As for if she really has quit and her behavior has changed considerably after your going the rounds so many times, seems to me that says dumb you. Had you chosen to not deal with the drunken and abusive behavior after the first or second time, she might have quit when there was still some saving the original relationship. At the very least, you could have avoided becoming so hurt that you sound not only bitter but a bit nuts.

From that point on, your letter speaks of YOUR major problems. You have no emotions for her? Don't interact. Forgive? Do it or don't but don't interact. Tell her no and then Don't Interact. Who is saying she's flawless? If her, why are you interacting; if you, how would you know, you can't stand the girl.
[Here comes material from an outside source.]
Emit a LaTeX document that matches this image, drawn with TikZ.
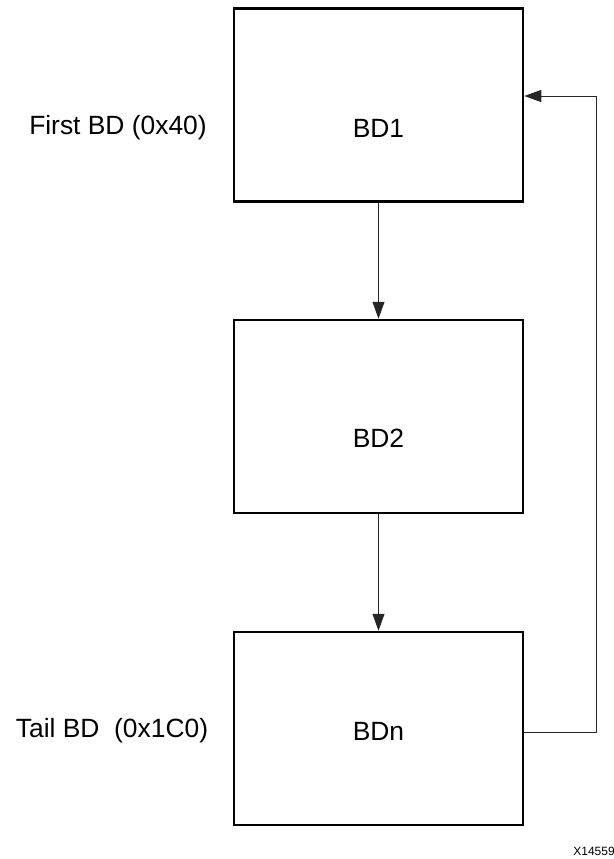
\documentclass[tikz,border=0pt]{standalone}
\usepackage{fontspec}
\setmainfont{Liberation Sans}
\usepackage{tikz}
\usetikzlibrary{arrows.meta, positioning}

\begin{document}
\begin{tikzpicture}[x=0.5pt, y=-0.5pt,
    bdbox/.style={rectangle, draw=black, line width=1.25pt, minimum width=144.5pt,
      minimum height=96.5pt, inner sep=0pt},
    tag/.style={font=\fontsize{13.2}{15}\selectfont, inner sep=0pt},
    link/.style={draw=black!85, line width=0.5pt, -{Triangle[length=8.5pt, width=6pt]}}]
    \useasboundingbox (0,0) rectangle (614,859);
    \node[bdbox] (bd1) at (378.5,105) {};
    \node[bdbox] (bd2) at (378.5,416.5) {};
    \node[bdbox] (bdn) at (378.5,728.5) {};
    \node[tag] (bd1txt) at (378.5,128) {BD1};
    \node[tag] (bd2txt) at (378.5,438) {BD2};
    \node[tag] (bdntxt) at (378.5,731) {BDn};
    \node[tag] (first) at (118,128) {First BD (0x40)};
    \node[tag] (tail) at (112,731) {Tail BD\ \ (0x1C0)};
    \node[font=\fontsize{6}{7}\selectfont, anchor=west, inner sep=0pt] (fig) at (573,851) {X14559};
    % feedback corners
    \coordinate (up) at (596,732);
    \coordinate (top) at (596,96);
    \draw[link] (bd1) -- (bd2);
    \draw[link] (bd2) -- (bdn);
    \draw[link] (bdn.east |- up) -- (up) -- (top) -- (bd1.east |- top);
  \end{tikzpicture}
\end{document}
You really show your colors when you admit she's your mistress, but you can't be honest about the sex apart from the relationship. It makes you sound like you're bitterness and hurt has deranged you somewhat, and much more so that you would even BEGIN to talk about revenge. It sounds like a big disgusting excuse not to deal with your feelings and act like a decent person so you can continue having some ass when you want it. What a coward you're being. You need to get a major grip and start behaving like an adult with a brain, even if you don't choose to not use a conscience.

Your incongruous question of "can it come back" really boggles my mind. You're bitter and using this girl and angry and vengeful, and you're asking me if "love" can come back. YOUR. PROBLEM. (MAJOR.)

I advise you Don't Interact. Break off whatever the hell is going on now, and let her go and get alone with yourself so you can realize what a vengeful, hurting, bitter loon you sound like. Then get over it. Then get over yourself.

In the meantime, if you start to feel out of control in any way, please seek some counseling and try to get a grip, because you are ALL over the place, and you don't even sound convinced of your own denial.